Briefing the UN Security Council in mid-January, ICC deputy prosecutor Nazhat Shameem Khan said investigators had uncovered evidence of an “organized, calculated campaign” in El-Fasher — the army’s last stronghold in Darfur captured by the RSF in late October.
The campaign, Khan added, involved mass rapes and executions “on a massive scale,” sometimes “filmed and celebrated” by the perpetrators and “fueled by a sense of complete impunity.”
Darfur endured a brutal wave of atrocities in the early 2000s, and a former Janjaweed commander — from the militia structure that later evolved into the RSF — was recently found guilty by the International Criminal Court of multiple war crimes, including rape.
“What’s happening now is much more ugly. Because the mass rape thing is happening and documented,” said Khalifa.
RSF fighters carrying out the assaults “have been very proud about doing this and they don’t see it as a crime,” she added.
“You feel that they have a green light to do whatever they want.”
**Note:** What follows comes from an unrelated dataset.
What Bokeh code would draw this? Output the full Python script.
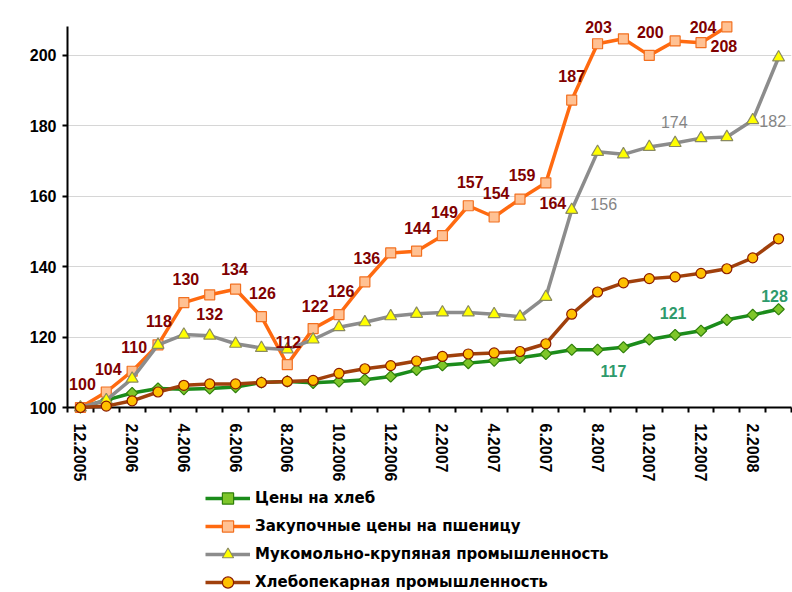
import math
from bokeh.plotting import figure
from bokeh.layouts import column
from bokeh.models import Range1d, FixedTicker, ColumnDataSource, Legend, LegendItem
from bokeh.embed import file_html
from bokeh.resources import INLINE
from bokeh.core.properties import value

# ---- data ----
months = ["12.2005", "1.2006", "2.2006", "3.2006", "4.2006", "5.2006", "6.2006",
          "7.2006", "8.2006", "9.2006", "10.2006", "11.2006", "12.2006", "1.2007",
          "2.2007", "3.2007", "4.2007", "5.2007", "6.2007", "7.2007", "8.2007",
          "9.2007", "10.2007", "11.2007", "12.2007", "1.2008", "2.2008", "3.2008"]

bread = [100, 102.1, 104.1, 105.4, 105.2, 105.4, 105.8, 107.1, 107.4, 107.0, 107.4,
         107.9, 108.8, 110.7, 112.0, 112.6, 113.3, 114.1, 115.2, 116.4, 116.4, 117.1,
         119.3, 120.6, 121.8, 124.9, 126.3, 127.9]

wheat = [100, 104.4, 110.3, 117.8, 129.8, 132.0, 133.6, 125.8, 112.2, 122.4, 126.4,
         135.7, 143.9, 144.4, 148.8, 157.3, 154.1, 159.2, 163.8, 187.3, 203.3, 204.7,
         200.0, 204.1, 203.6, 208.1]

milling = [100, 102.1, 108.2, 117.8, 120.7, 120.4, 118.1, 116.9, 116.5, 119.3, 122.8,
           124.2, 125.9, 126.6, 127.0, 127.0, 126.5, 125.8, 131.4, 156.1, 172.6, 171.9,
           174.0, 175.1, 176.5, 176.8, 181.6, 199.4]

baking = [100, 100.4, 101.9, 104.4, 106.3, 106.7, 106.7, 107.1, 107.4, 107.7, 109.7,
          111.0, 111.9, 113.2, 114.5, 115.2, 115.5, 115.9, 118.1, 126.5, 132.8, 135.4,
          136.6, 137.1, 138.1, 139.4, 142.5, 147.9]

series_names = ["Цены на хлеб", "Закупочные цены на пшеницу",
                "Мукомольно-крупяная промышленность", "Хлебопекарная промышленность"]

y_ticks = [100, 120, 140, 160, 180, 200]

# label placement: (index, dx px, dy px, screen-down positive)
wheat_lbl = [(0, 2, -24), (1, 2, -23), (2, 2, -24), (3, 1, -24), (4, 2, -24), (5, 0, 19),
             (6, -1, -20), (7, 1, -24), (8, 1, -23), (9, 2, -23), (10, 2, -24),
             (11, 2, -24), (13, 1, -23), (14, 2, -24), (15, 2, -24), (16, 2, -24),
             (17, 2, -24), (18, 7, 20), (19, 0, -24), (20, 1, -17), (22, 1, -23),
             (24, 2, -16), (25, -3, 19)]
milling_lbl = [(19, 32, -6), (22, 25, -25), (26, 20, 1)]
bread_lbl = [(21, -10, 24), (23, -2, -22), (27, -4, -13)]

FONT = "Liberation Sans"

p = figure(width=792, height=484, output_backend="svg", toolbar_location=None,
           x_range=Range1d(-0.5, 27.5), y_range=Range1d(100, 208.2),
           min_border_left=67, min_border_right=1, min_border_top=26,
           min_border_bottom=75)
p.outline_line_color = None
p.xgrid.visible = False
p.ygrid.ticker = FixedTicker(ticks=y_ticks[1:])
p.ygrid.grid_line_color = "#D6D6D6"
p.ygrid.grid_line_width = 1

# x axis
xa = p.xaxis[0]
xa.ticker = FixedTicker(ticks=list(range(0, len(months), 2)),
                        minor_ticks=[i - 0.5 for i in range(len(months) + 1)])
xa.major_label_overrides = {i: months[i] for i in range(0, len(months), 2)}
xa.major_label_orientation = "vertical"
xa.major_tick_out = 0
xa.major_tick_in = 0
xa.minor_tick_out = 5
xa.minor_tick_in = 0
xa.minor_tick_line_color = "black"
xa.minor_tick_line_width = 2
xa.axis_line_width = 2
xa.axis_line_color = "black"
xa.major_label_standoff = 11
xa.major_label_text_font = FONT
xa.major_label_text_font_style = "bold"
xa.major_label_text_font_size = "16px"
xa.major_label_text_color = "black"

# y axis
ya = p.yaxis[0]
ya.ticker = FixedTicker(ticks=y_ticks)
ya.major_tick_out = 5
ya.major_tick_in = 0
ya.major_tick_line_width = 2
ya.minor_tick_out = 0
ya.minor_tick_in = 0
ya.axis_line_width = 2
ya.axis_line_color = "black"
ya.major_label_standoff = 6
ya.major_label_text_font = FONT
ya.major_label_text_font_style = "bold"
ya.major_label_text_font_size = "16px"
ya.major_label_text_color = "black"

x_all = list(range(len(months)))

STYLES = [
    dict(line_color="#1B8C1B", marker="square", fill="#7EC62A", outline="#2F7F0A", size=8, angle=math.pi / 4),
    dict(line_color="#FF6A10", marker="square", fill="#FFC193", outline="#F27020", size=10, angle=0.0),
    dict(line_color="#8C8C8C", marker="triangle", fill="#FFFF00", outline="#8A8A60", size=12, angle=0.0),
    dict(line_color="#A0400C", marker="circle", fill="#FFC000", outline="#8A1A00", size=10, angle=0.0),
]


def draw(fig, xs, ys, st, level):
    l = fig.line(xs, ys, line_color=st["line_color"], line_width=3.5, level=level)
    s = fig.scatter(xs, ys, marker=st["marker"], size=st["size"], angle=st["angle"],
                    fill_color=st["fill"], line_color=st["outline"], line_width=1.2,
                    level=level)
    return [l, s]


all_series = [bread, wheat, milling, baking]
for ys, st in zip(all_series, STYLES):
    draw(p, x_all[:len(ys)], ys, st, "overlay")


def labels(ys, spec, color, style):
    src = ColumnDataSource(dict(
        x=[i for i, _, _ in spec],
        y=[ys[i] for i, _, _ in spec],
        t=[str(int(round(ys[i]))) for i, _, _ in spec],
        xo=[dx for _, dx, _ in spec],
        yo=[dy for _, _, dy in spec],
    ))
    p.text(x="x", y="y", text="t", x_offset="xo", y_offset="yo", source=src,
           text_align="center", text_baseline="middle", text_color=color,
           text_font=value(FONT), text_font_style=style, text_font_size="16px",
           level="overlay")


labels(wheat, wheat_lbl, "#800000", "bold")
labels(milling, milling_lbl, "#858585", "normal")
labels(bread, bread_lbl, "#2E9A6C", "bold")

# ---- legend panel (separate figure below) ----
p2 = figure(width=792, height=108, output_backend="svg", toolbar_location=None,
            x_range=Range1d(0, 1), y_range=Range1d(0, 1),
            min_border_left=67, min_border_right=1, min_border_top=0,
            min_border_bottom=0)
p2.axis.visible = False
p2.grid.visible = False
p2.outline_line_color = None

items = []
for name, st in zip(series_names, STYLES):
    # legend proxies: their data lies far outside the visible range
    rs = draw(p2, [-20, -19], [-20, -19], st, "glyph")
    items.append(LegendItem(label=name, renderers=rs))

legend = Legend(items=items, location=(138, -4), orientation="vertical",
                padding=0, margin=0, spacing=0,
                glyph_width=45, glyph_height=28, label_height=28,
                label_standoff=5, border_line_color=None,
                background_fill_alpha=0)
legend.label_text_font = "DejaVu Sans"
legend.label_text_font_style = "bold"
legend.label_text_font_size = "15px"
legend.label_text_color = "black"
p2.add_layout(legend, "center")

layout = column(p, p2, spacing=0)
open("out.html", "w").write(file_html(layout, INLINE))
In Darfur, several survivors said RSF fighters “have been accusing them of being lesser people, like calling them ‘slaves’, and saying that when I’m attacking you, assaulting you sexually, I’m actually ‘honoring’ you, because I am more educated than you, or (of) more pure blood than you.”

- ‘Torture operation’ -

Women in Khartoum and Darfur, including El-Fasher, have described rapes carried out by a range of foreign nationals.
These were “mercenaries from West Africa, speaking French, including from Mali, Burkina Faso, Nigeria, Chad, as well as Colombia and Libya” — allegedly fighting alongside the RSF, Khalifa added.
Some victims were abducted and held as sexual slaves, while others were sold through trafficking networks operating across Sudan’s porous borders, said Khalifa.
Many of these cases remain difficult to document because of the collapse of state institutions.
In conservative communities, social stigma also remains a major obstacle to documenting the scale of the abuse.
Families often force victims into marriage to “cover up what happened,” particularly when pregnancies result from rape, according to the minister.
“We call it a torture operation,” she said, describing “frightening” cases in which children and adolescent girls under 18 are forced into marriage.